§ Exercise objective:
Restate the listing that follows word for word, without its pictures.

= = =

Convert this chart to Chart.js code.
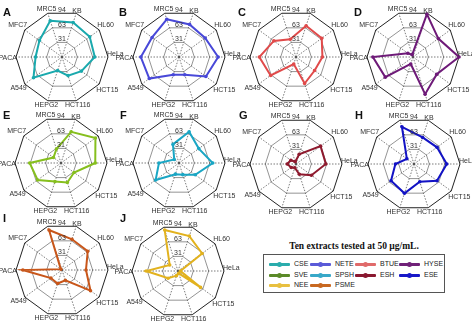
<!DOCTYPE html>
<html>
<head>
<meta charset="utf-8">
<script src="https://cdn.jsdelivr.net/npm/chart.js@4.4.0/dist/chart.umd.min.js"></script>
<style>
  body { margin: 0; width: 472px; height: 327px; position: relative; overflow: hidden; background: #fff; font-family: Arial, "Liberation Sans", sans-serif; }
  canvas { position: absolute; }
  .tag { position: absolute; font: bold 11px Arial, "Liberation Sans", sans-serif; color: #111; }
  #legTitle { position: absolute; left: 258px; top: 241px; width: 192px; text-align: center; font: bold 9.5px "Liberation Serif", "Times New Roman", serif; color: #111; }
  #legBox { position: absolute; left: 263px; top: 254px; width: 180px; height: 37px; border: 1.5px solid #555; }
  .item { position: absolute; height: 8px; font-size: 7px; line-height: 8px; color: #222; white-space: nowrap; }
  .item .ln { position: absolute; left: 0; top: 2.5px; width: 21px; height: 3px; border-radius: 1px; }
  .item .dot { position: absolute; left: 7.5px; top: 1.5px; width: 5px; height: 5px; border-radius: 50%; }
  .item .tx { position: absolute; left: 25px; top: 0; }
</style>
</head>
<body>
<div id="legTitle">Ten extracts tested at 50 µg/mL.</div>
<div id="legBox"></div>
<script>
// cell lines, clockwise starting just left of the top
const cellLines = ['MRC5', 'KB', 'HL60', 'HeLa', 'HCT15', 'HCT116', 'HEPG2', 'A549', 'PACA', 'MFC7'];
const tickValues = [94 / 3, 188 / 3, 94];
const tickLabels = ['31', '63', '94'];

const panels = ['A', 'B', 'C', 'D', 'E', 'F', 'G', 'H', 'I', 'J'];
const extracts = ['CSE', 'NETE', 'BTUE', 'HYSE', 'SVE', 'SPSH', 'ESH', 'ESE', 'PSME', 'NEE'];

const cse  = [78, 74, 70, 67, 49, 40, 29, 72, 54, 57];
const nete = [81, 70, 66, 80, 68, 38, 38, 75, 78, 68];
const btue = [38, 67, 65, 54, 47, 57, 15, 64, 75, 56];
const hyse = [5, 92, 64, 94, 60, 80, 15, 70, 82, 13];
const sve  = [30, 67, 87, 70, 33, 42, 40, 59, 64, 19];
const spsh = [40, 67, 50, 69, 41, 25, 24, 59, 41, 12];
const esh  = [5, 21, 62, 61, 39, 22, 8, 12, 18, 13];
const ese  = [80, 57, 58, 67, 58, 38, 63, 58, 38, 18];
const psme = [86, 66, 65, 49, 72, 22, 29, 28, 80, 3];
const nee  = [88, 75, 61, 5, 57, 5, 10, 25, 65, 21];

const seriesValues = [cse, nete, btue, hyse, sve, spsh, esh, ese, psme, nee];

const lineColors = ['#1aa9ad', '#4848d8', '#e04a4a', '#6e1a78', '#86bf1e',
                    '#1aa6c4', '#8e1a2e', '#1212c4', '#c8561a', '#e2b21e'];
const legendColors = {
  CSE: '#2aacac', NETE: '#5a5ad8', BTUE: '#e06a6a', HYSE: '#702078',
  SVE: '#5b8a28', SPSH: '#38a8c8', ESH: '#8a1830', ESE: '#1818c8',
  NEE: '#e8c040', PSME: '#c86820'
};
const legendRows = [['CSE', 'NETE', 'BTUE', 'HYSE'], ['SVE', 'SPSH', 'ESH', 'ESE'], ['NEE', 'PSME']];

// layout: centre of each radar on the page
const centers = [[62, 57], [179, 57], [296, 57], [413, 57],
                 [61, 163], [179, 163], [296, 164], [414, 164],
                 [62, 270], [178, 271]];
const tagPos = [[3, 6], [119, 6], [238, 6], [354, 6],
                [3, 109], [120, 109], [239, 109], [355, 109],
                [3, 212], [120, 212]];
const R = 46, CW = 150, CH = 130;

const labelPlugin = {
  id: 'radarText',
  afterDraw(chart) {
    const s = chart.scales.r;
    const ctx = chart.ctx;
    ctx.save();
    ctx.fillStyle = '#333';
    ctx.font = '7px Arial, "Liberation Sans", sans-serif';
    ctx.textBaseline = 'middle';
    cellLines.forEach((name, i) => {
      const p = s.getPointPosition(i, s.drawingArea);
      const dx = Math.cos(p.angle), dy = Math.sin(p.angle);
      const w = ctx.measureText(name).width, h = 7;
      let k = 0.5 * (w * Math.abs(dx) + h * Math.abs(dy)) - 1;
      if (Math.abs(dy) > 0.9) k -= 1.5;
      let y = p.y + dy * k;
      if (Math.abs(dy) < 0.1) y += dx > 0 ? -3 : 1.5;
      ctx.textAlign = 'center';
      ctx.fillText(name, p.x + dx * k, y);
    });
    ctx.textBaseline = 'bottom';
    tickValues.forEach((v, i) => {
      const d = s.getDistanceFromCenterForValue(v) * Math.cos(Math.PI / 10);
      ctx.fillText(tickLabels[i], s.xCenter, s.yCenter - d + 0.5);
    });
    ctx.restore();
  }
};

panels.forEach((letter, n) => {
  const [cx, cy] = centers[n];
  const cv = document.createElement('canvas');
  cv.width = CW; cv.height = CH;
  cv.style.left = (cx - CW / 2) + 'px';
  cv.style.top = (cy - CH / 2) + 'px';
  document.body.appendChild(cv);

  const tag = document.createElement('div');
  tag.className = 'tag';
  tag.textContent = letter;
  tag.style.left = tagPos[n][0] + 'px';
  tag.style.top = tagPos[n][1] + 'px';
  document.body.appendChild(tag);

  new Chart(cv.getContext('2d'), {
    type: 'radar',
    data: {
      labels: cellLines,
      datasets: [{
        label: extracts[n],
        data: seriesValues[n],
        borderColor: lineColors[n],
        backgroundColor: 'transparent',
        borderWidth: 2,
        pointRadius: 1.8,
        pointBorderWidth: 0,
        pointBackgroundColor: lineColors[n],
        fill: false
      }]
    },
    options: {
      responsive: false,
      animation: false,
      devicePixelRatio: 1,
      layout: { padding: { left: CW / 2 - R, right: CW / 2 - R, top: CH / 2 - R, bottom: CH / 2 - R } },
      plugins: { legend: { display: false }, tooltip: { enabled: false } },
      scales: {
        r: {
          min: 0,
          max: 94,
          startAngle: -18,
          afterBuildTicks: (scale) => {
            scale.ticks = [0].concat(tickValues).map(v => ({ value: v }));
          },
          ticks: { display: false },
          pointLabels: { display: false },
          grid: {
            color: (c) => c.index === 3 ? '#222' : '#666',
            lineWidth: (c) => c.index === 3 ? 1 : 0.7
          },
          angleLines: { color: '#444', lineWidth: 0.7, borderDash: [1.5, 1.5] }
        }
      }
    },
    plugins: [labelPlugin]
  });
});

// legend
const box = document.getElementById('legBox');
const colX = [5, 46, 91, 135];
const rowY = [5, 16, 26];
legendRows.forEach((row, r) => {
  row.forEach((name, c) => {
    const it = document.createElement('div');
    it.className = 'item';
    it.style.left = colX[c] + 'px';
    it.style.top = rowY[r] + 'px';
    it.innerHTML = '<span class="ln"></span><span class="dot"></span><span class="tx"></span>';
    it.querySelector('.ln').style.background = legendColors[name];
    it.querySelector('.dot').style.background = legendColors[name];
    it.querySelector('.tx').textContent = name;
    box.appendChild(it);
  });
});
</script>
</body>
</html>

= = =

§ Task output:
Convert this chart to Chart.js code.
<!DOCTYPE html>
<html>
<head>
<meta charset="utf-8">
<script src="https://cdn.jsdelivr.net/npm/chart.js@4.4.0/dist/chart.umd.min.js"></script>
<style>
  body { margin: 0; width: 472px; height: 327px; position: relative; overflow: hidden; background: #fff; font-family: Arial, "Liberation Sans", sans-serif; }
  canvas { position: absolute; }
  .tag { position: absolute; font: bold 11px Arial, "Liberation Sans", sans-serif; color: #111; }
  #legTitle { position: absolute; left: 258px; top: 241px; width: 192px; text-align: center; font: bold 9.5px "Liberation Serif", "Times New Roman", serif; color: #111; }
  #legBox { position: absolute; left: 263px; top: 254px; width: 180px; height: 37px; border: 1.5px solid #555; }
  .item { position: absolute; height: 8px; font-size: 7px; line-height: 8px; color: #222; white-space: nowrap; }
  .item .ln { position: absolute; left: 0; top: 2.5px; width: 21px; height: 3px; border-radius: 1px; }
  .item .dot { position: absolute; left: 7.5px; top: 1.5px; width: 5px; height: 5px; border-radius: 50%; }
  .item .tx { position: absolute; left: 25px; top: 0; }
</style>
</head>
<body>
<div id="legTitle">Ten extracts tested at 50 µg/mL.</div>
<div id="legBox"></div>
<script>
// cell lines, clockwise starting just left of the top
const cellLines = ['MRC5', 'KB', 'HL60', 'HeLa', 'HCT15', 'HCT116', 'HEPG2', 'A549', 'PACA', 'MFC7'];
const tickValues = [94 / 3, 188 / 3, 94];
const tickLabels = ['31', '63', '94'];

const panels = ['A', 'B', 'C', 'D', 'E', 'F', 'G', 'H', 'I', 'J'];
const extracts = ['CSE', 'NETE', 'BTUE', 'HYSE', 'SVE', 'SPSH', 'ESH', 'ESE', 'PSME', 'NEE'];

const cse  = [78, 74, 70, 67, 49, 40, 29, 72, 54, 57];
const nete = [81, 70, 66, 80, 68, 38, 38, 75, 78, 68];
const btue = [38, 67, 65, 54, 47, 57, 15, 64, 75, 56];
const hyse = [5, 92, 64, 94, 60, 80, 15, 70, 82, 13];
const sve  = [30, 67, 87, 70, 33, 42, 40, 59, 64, 19];
const spsh = [40, 67, 50, 69, 41, 25, 24, 59, 41, 12];
const esh  = [5, 21, 62, 61, 39, 22, 8, 12, 18, 13];
const ese  = [80, 57, 58, 67, 58, 38, 63, 58, 38, 18];
const psme = [86, 66, 65, 49, 72, 22, 29, 28, 80, 3];
const nee  = [88, 75, 61, 5, 57, 5, 10, 25, 65, 21];

const seriesValues = [cse, nete, btue, hyse, sve, spsh, esh, ese, psme, nee];

const lineColors = ['#1aa9ad', '#4848d8', '#e04a4a', '#6e1a78', '#86bf1e',
                    '#1aa6c4', '#8e1a2e', '#1212c4', '#c8561a', '#e2b21e'];
const legendColors = {
  CSE: '#2aacac', NETE: '#5a5ad8', BTUE: '#e06a6a', HYSE: '#702078',
  SVE: '#5b8a28', SPSH: '#38a8c8', ESH: '#8a1830', ESE: '#1818c8',
  NEE: '#e8c040', PSME: '#c86820'
};
const legendRows = [['CSE', 'NETE', 'BTUE', 'HYSE'], ['SVE', 'SPSH', 'ESH', 'ESE'], ['NEE', 'PSME']];

// layout: centre of each radar on the page
const centers = [[62, 57], [179, 57], [296, 57], [413, 57],
                 [61, 163], [179, 163], [296, 164], [414, 164],
                 [62, 270], [178, 271]];
const tagPos = [[3, 6], [119, 6], [238, 6], [354, 6],
                [3, 109], [120, 109], [239, 109], [355, 109],
                [3, 212], [120, 212]];
const R = 46, CW = 150, CH = 130;

const labelPlugin = {
  id: 'radarText',
  afterDraw(chart) {
    const s = chart.scales.r;
    const ctx = chart.ctx;
    ctx.save();
    ctx.fillStyle = '#333';
    ctx.font = '7px Arial, "Liberation Sans", sans-serif';
    ctx.textBaseline = 'middle';
    cellLines.forEach((name, i) => {
      const p = s.getPointPosition(i, s.drawingArea);
      const dx = Math.cos(p.angle), dy = Math.sin(p.angle);
      const w = ctx.measureText(name).width, h = 7;
      let k = 0.5 * (w * Math.abs(dx) + h * Math.abs(dy)) - 1;
      if (Math.abs(dy) > 0.9) k -= 1.5;
      let y = p.y + dy * k;
      if (Math.abs(dy) < 0.1) y += dx > 0 ? -3 : 1.5;
      ctx.textAlign = 'center';
      ctx.fillText(name, p.x + dx * k, y);
    });
    ctx.textBaseline = 'bottom';
    tickValues.forEach((v, i) => {
      const d = s.getDistanceFromCenterForValue(v) * Math.cos(Math.PI / 10);
      ctx.fillText(tickLabels[i], s.xCenter, s.yCenter - d + 0.5);
    });
    ctx.restore();
  }
};

panels.forEach((letter, n) => {
  const [cx, cy] = centers[n];
  const cv = document.createElement('canvas');
  cv.width = CW; cv.height = CH;
  cv.style.left = (cx - CW / 2) + 'px';
  cv.style.top = (cy - CH / 2) + 'px';
  document.body.appendChild(cv);

  const tag = document.createElement('div');
  tag.className = 'tag';
  tag.textContent = letter;
  tag.style.left = tagPos[n][0] + 'px';
  tag.style.top = tagPos[n][1] + 'px';
  document.body.appendChild(tag);

  new Chart(cv.getContext('2d'), {
    type: 'radar',
    data: {
      labels: cellLines,
      datasets: [{
        label: extracts[n],
        data: seriesValues[n],
        borderColor: lineColors[n],
        backgroundColor: 'transparent',
        borderWidth: 2,
        pointRadius: 1.8,
        pointBorderWidth: 0,
        pointBackgroundColor: lineColors[n],
        fill: false
      }]
    },
    options: {
      responsive: false,
      animation: false,
      devicePixelRatio: 1,
      layout: { padding: { left: CW / 2 - R, right: CW / 2 - R, top: CH / 2 - R, bottom: CH / 2 - R } },
      plugins: { legend: { display: false }, tooltip: { enabled: false } },
      scales: {
        r: {
          min: 0,
          max: 94,
          startAngle: -18,
          afterBuildTicks: (scale) => {
            scale.ticks = [0].concat(tickValues).map(v => ({ value: v }));
          },
          ticks: { display: false },
          pointLabels: { display: false },
          grid: {
            color: (c) => c.index === 3 ? '#222' : '#666',
            lineWidth: (c) => c.index === 3 ? 1 : 0.7
          },
          angleLines: { color: '#444', lineWidth: 0.7, borderDash: [1.5, 1.5] }
        }
      }
    },
    plugins: [labelPlugin]
  });
});

// legend
const box = document.getElementById('legBox');
const colX = [5, 46, 91, 135];
const rowY = [5, 16, 26];
legendRows.forEach((row, r) => {
  row.forEach((name, c) => {
    const it = document.createElement('div');
    it.className = 'item';
    it.style.left = colX[c] + 'px';
    it.style.top = rowY[r] + 'px';
    it.innerHTML = '<span class="ln"></span><span class="dot"></span><span class="tx"></span>';
    it.querySelector('.ln').style.background = legendColors[name];
    it.querySelector('.dot').style.background = legendColors[name];
    it.querySelector('.tx').textContent = name;
    box.appendChild(it);
  });
});
</script>
</body>
</html>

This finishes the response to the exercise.